Увидев провал своего плана, Сангум, Чжамуха и их сторонники решили не медлить, напасть на ставку Чингис-хана и пленить его. Хоть и мало кто знал об этом, но и среди них оказался болтун. Пришел домой, стал собираться в поход, все рассказал жене, да еще и добавил:

– Чего бы только не дал Темучжин тому человеку, который бы принес ему эту весть!

Подслушали их разговор слуги. Двое из них смекнули, в чем дело, и на приготовленных для завтрашнего похода хозяйских конях ночью ускакали к Чингису и той же ночью, по монгольскому обычаю, стоя у задней стены юрты, передали ему все, закончив словами:

– С соизволения Чингис-хана, тут нечего сомневаться и раздумывать – они порешили вас окружить и схватить! (по «Сокровенному сказанию», с. 129).

Чингис поверил сообщению. И надо сказать, это известие застало его врасплох. Хоть и не пристало недавнему победителю татар искать спасения, но Чингис знал нравы степей, не раз его жизни угрожала опасность, и потому, оповестив о готовящемся нападении «самых надежных и близких людей своих», он налегке «сам в эту же ночь ускакал». Ван-хан и его союзники по пятам преследовали уходящего от них Чинги-са. На одной из стоянок преследователи чуть не схватили его. Чингис-хан, «едва увидав пыль, поймал мерина, завьючил и уехал. Еще немного, и было бы поздно» [Сокровенное сказание, с. 130]. К его стоянке подъехал Чжамуха, который, как мы знаем, со своими людьми шел вместе с армией Ван-хана.
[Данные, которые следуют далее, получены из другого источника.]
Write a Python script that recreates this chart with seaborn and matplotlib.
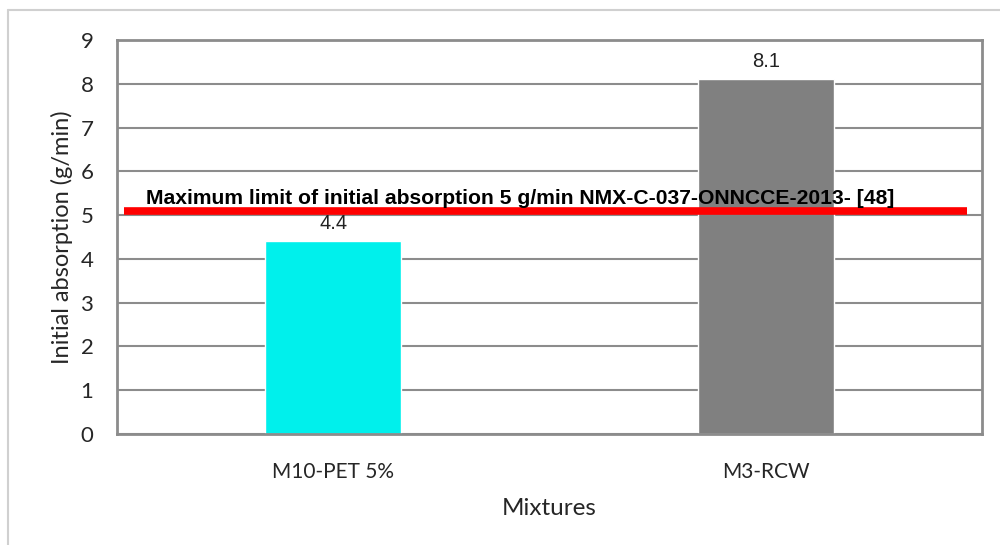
import matplotlib
matplotlib.use("Agg")
import matplotlib.pyplot as plt
import seaborn as sns
import pandas as pd
from matplotlib.lines import Line2D

# data
mixtures = ["M10-PET 5%", "M3-RCW"]
absorption = [4.4, 8.1]
bar_colors = ["#00F0EC", "#808080"]
limit_value = 5.1
limit_text = "Maximum limit of initial absorption 5 g/min NMX-C-037-ONNCCE-2013- [48]"
y_ticks = list(range(0, 10))

df = pd.DataFrame({"Mixtures": mixtures, "absorption": absorption})

sns.set_style("white")
plt.rcParams["font.family"] = ["Lato", "DejaVu Sans"]

fig = plt.figure(figsize=(10, 5.45), dpi=100)
ax = fig.add_axes([0.117, 0.2037, 0.865, 0.7229])

sns.barplot(data=df, x="Mixtures", y="absorption", hue="Mixtures",
            palette=bar_colors, width=0.315, saturation=1, legend=False, ax=ax)

for c in ax.containers:
    ax.bar_label(c, fmt="%.1f", padding=6, fontsize=14.5,
                 family="Liberation Sans", color="#222222")

# horizontal limit line
ax.plot([-0.484, 1.465], [limit_value, limit_value], color="#FF0000",
        lw=5.5, solid_capstyle="butt", zorder=4)
ax.text(-0.432, limit_value + 0.07, limit_text, fontsize=15.2,
        fontweight="bold", family="Liberation Sans", color="black",
        ha="left", va="bottom", zorder=5)

ax.set_xlim(-0.5, 1.5)
ax.set_ylim(0, 9)
ax.set_yticks(y_ticks)
ax.yaxis.grid(True, color="#8C8C8C", lw=1.5)
ax.set_axisbelow(True)
for s in ax.spines.values():
    s.set_visible(True)
    s.set_color("#8C8C8C")
    s.set_linewidth(2)

ax.tick_params(axis="y", length=0, labelsize=16, pad=17)
ax.tick_params(axis="x", length=0, labelsize=15, pad=20)
ax.set_xlabel("Mixtures", fontsize=17.5, labelpad=12)
ax.set_ylabel("Initial absorption (g/min)", fontsize=17, labelpad=5)

# light frame of the chart area
fig.add_artist(Line2D([0.008, 1.0], [0.982, 0.982], color="#D0D0D0", lw=1.5,
                      transform=fig.transFigure))
fig.add_artist(Line2D([0.008, 0.008], [0.0, 0.982], color="#D0D0D0", lw=1.5,
                      transform=fig.transFigure))

fig.savefig("out.png", dpi=100)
Но всем было известно, что Чжамуха и Ван-хан не доверяли друг другу. Сказалось это в тот час, когда разговор зашел о подготовке к решающему сражению. То ли Ван-хан верил в полководческий талант Чжамухи и, как в давнем походе против меркитов, просил его принять командование войсками, то ли и вправду с личной охраной хотел оставаться вне поля боя, но Чжамуха расценил его предложение как какой-то умысел, направленный против него, и решил принять контрмеры:

– Ван-хан просит меня управлять своим войском. Я ведь не могу сражаться с андой, а он велит мне стать во главе этого войска. Как ни прыток был Ван-хан в преследовании, а оказался позади меня. Значит, и друг-то он на час. Подам-ка я весть анде, пусть анда воспрянет духом.